As mentioned earlier, there are other sources of error in addition to shape noise. For example, the background large-scale structure can introduce correlated noise between radial bins. To fully catch all kinds of error, consider using resampling to estimate the intrinsic scatter of the measurement.
Thus, also use bootstrapping to estimate the error bars. Bootstrapping is a resampling method, which randomly picks sources in the bin with replacement to create a new sample that has the same size as the original. The mean ellipticity of the new sample is recorded, and this process is repeated many times.
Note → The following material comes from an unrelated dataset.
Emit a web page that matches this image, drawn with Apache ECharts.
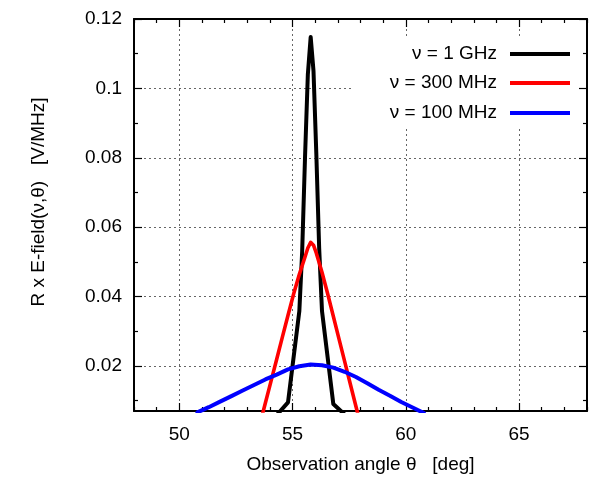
<!DOCTYPE html>
<html>
<head>
<meta charset="utf-8">
<script src="https://cdn.jsdelivr.net/npm/echarts@6/dist/echarts.min.js"></script>
<style>
html,body{margin:0;padding:0;background:#fff;}
#c{width:593px;height:479px;}
</style>
</head>
<body>
<div id="c"></div>
<script>
// ---- data ----
const seriesNames = ['ν = 1 GHz', 'ν = 300 MHz', 'ν = 100 MHz'];
const seriesColors = ['#000000', '#ff0000', '#0000ff'];

const ghz1X = [54.3, 54.8, 55.3, 55.425, 55.55, 55.675, 55.8, 55.925, 56.05, 56.175, 56.3, 56.8, 57.3];
const ghz1Y = [0.0058, 0.0095, 0.0358, 0.0530, 0.0800, 0.1040, 0.1148, 0.1050, 0.0810, 0.0540, 0.0358, 0.0090, 0.0060];

const mhz300X = [53.55, 53.8, 54.05, 54.3, 54.55, 54.8, 55.05, 55.3, 55.55, 55.675, 55.8, 55.925, 56.05, 56.3, 56.55, 56.8, 57.05, 57.3, 57.55, 57.8, 58.05];
const mhz300Y = [0.0030, 0.0093, 0.0156, 0.0219, 0.0283, 0.0346, 0.0408, 0.0464, 0.0514, 0.0540, 0.0556, 0.0548, 0.0525, 0.0470, 0.0408, 0.0343, 0.0278, 0.0213, 0.0148, 0.0083, 0.0018];

const mhz100X = [50.8, 51.3, 51.8, 52.3, 52.8, 53.3, 53.8, 54.3, 54.8, 55.3, 55.8, 56.3, 56.8, 57.3, 57.8, 58.3, 58.8, 59.3, 59.8, 60.3, 60.8];
const mhz100Y = [0.0066, 0.0081, 0.0097, 0.0113, 0.0129, 0.0145, 0.0161, 0.0175, 0.0190, 0.0199, 0.0204, 0.0202, 0.0195, 0.0183, 0.0168, 0.0150, 0.0131, 0.0114, 0.0096, 0.0080, 0.0064];

const xRange = [48, 68];
const yRange = [0.007, 0.12];
const xMajorTicks = [50, 55, 60, 65];
const xTickLabels = ['50', '55', '60', '65'];
const xMinorTicks = [48, 49, 51, 52, 53, 54, 56, 57, 58, 59, 61, 62, 63, 64, 66, 67, 68];
const yMajorTicks = [0.02, 0.04, 0.06, 0.08, 0.1, 0.12];
const yTickLabels = ['0.02', '0.04', '0.06', '0.08', '0.1', '0.12'];
const yMinorTicks = [0.01, 0.03, 0.05, 0.07, 0.09, 0.11];

const xTitle = 'Observation angle θ   [deg]';
const yTitle = 'R x E-field(ν,θ)   [V/MHz]';

// ---- chart ----
const FONT = 'Liberation Sans, Arial, Helvetica, sans-serif';
const zip = (xs, ys) => xs.map((x, i) => [x, ys[i]]);
const seriesData = [zip(ghz1X, ghz1Y), zip(mhz300X, mhz300Y), zip(mhz100X, mhz100Y)];

function mkX(pos, vals, len, main) {
  return {
    type: 'value', min: xRange[0], max: xRange[1], position: pos,
    axisLine: { show: main, onZero: false, lineStyle: { color: '#000', width: 2 } },
    axisTick: { show: true, inside: true, length: len, customValues: vals, lineStyle: { color: '#000', width: 1.2 } },
    axisLabel: (main && pos === 'bottom') ? {
      show: true, customValues: xMajorTicks, margin: 14, color: '#000', fontSize: 19, fontFamily: FONT,
      formatter: v => xTickLabels[xMajorTicks.indexOf(v)] ?? String(v)
    } : { show: false },
    splitLine: (main && pos === 'bottom') ? { show: true, lineStyle: { color: '#666', width: 1, type: [2, 3] } } : { show: false },
    name: (main && pos === 'bottom') ? xTitle : '',
    nameLocation: 'middle', nameGap: 44,
    nameTextStyle: { color: '#000', fontSize: 19, fontFamily: FONT }
  };
}
function mkY(pos, vals, len, main) {
  return {
    type: 'value', min: yRange[0], max: yRange[1], position: pos,
    axisLine: { show: main, onZero: false, lineStyle: { color: '#000', width: 2 } },
    axisTick: { show: true, inside: true, length: len, customValues: vals, lineStyle: { color: '#000', width: 1.2 } },
    axisLabel: (main && pos === 'left') ? {
      show: true, customValues: yMajorTicks, margin: 12, color: '#000', fontSize: 19, fontFamily: FONT,
      formatter: v => { const i = yMajorTicks.findIndex(t => Math.abs(t - v) < 1e-9); return i >= 0 ? yTickLabels[i] : String(v); }
    } : { show: false },
    splitLine: (main && pos === 'left') ? { show: true, lineStyle: { color: '#666', width: 1, type: [2, 3] } } : { show: false },
    name: (main && pos === 'left') ? yTitle : '',
    nameLocation: 'middle', nameGap: 86,
    nameTextStyle: { color: '#000', fontSize: 19, fontFamily: FONT, padding: [0, 0, 0, 26] }
  };
}

const chart = echarts.init(document.getElementById('c'), null, { renderer: 'canvas' });
const legendTops = [44, 73, 103];
chart.setOption({
  animation: false,
  backgroundColor: '#fff',
  grid: { left: 134, right: 6, top: 19, bottom: 66, containLabel: false },
  xAxis: [
    mkX('bottom', xMajorTicks, 8, true),
    mkX('bottom', xMinorTicks, 4, false),
    mkX('top', xMajorTicks, 8, true),
    mkX('top', xMinorTicks, 4, false)
  ],
  yAxis: [
    mkY('left', yMajorTicks, 8, true),
    mkY('left', yMinorTicks, 4, false),
    mkY('right', yMajorTicks, 8, true),
    mkY('right', yMinorTicks, 4, false)
  ],
  graphic: [{
    type: 'rect', z: 1, silent: true,
    shape: { x: 353, y: 38, width: 226, height: 89 },
    style: { fill: '#fff' }
  }],
  legend: seriesNames.map((n, i) => ({
    data: [n], orient: 'vertical', right: 23, top: legendTops[i], padding: 0,
    align: 'right', icon: 'rect', itemWidth: 60, itemHeight: 4, z: 5,
    textStyle: { color: '#000', fontSize: 19, fontFamily: FONT, lineHeight: 20, padding: [0, 8, 0, 0] },
    selectedMode: false
  })),
  series: seriesNames.map((n, i) => ({
    name: n, type: 'line', xAxisIndex: 0, yAxisIndex: 0,
    data: seriesData[i], showSymbol: false, symbol: 'none', clip: true, z: 3,
    color: seriesColors[i],
    lineStyle: { color: seriesColors[i], width: i === 1 ? 3.6 : 4, join: 'round', cap: 'round' }
  }))
});
</script>
</body>
</html>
The scatter of these resampled means is then used as the error bar.
The result is very similar to the previous one, because other types of error are much smaller than the shape noise.
inds = np.digitize(r[sel_bg], bins)
e_t_mean_list = []
e_t_lerr_list = []
e_t_herr_list = []
e_x_mean_list = []
e_x_lerr_list = []
e_x_herr_list = []
for i in range(1, len(bins)):
sel = inds == i
mean, lerr, herr = get_stat(np.ma.getdata(e_t[sel_bg][sel]))
e_t_mean_list.append(mean)
e_t_lerr_list.append(lerr)
e_t_herr_list.append(herr)
mean, lerr, herr = get_stat(np.ma.getdata(e_x[sel_bg][sel]))
e_x_mean_list.append(mean)
e_x_lerr_list.append(lerr)
e_x_herr_list.append(herr)
plt.figure()
plt.errorbar(mid, e_t_mean_list, [e_t_lerr_list, e_t_herr_list],
fmt='o', label='e_t')
plt.errorbar(mid+r_max*0.03, e_x_mean_list, [e_x_lerr_list, e_x_herr_list],
fmt='x', label='e_x')
plt.axhline(0, c='k', ls=':')
plt.xlabel('r [arcmin]')
plt.ylabel('<e_i>')
_ = plt.legend()
Figure 8: Mean shape profile with error bars estimated by bootstrapping.
5. Exercises for the learner¶
- Use a large cutout (see the notebook DP02_03a, Image Display and Manipulation) to obtain a big coadd image, instead of using the Butler in this case.
- Similar to the analysis of background sources here, test the shape distribution of cluster member galaxies, using the RS selection described above. Both the mean tangential and cross ellipticities are expected to be zero, because there is no lensing effect on cluster galaxies. The member galaxies may exist a small alightment due to gravity (instrinsic alignment), but this effect is much smaller than lensing.
- Test other clusters in the DP02 data.
Note: It is encouraged that researchers join the LSST Dark Energy Science Collaboration (DESC) to carry out cosmological studies using the Rubin data.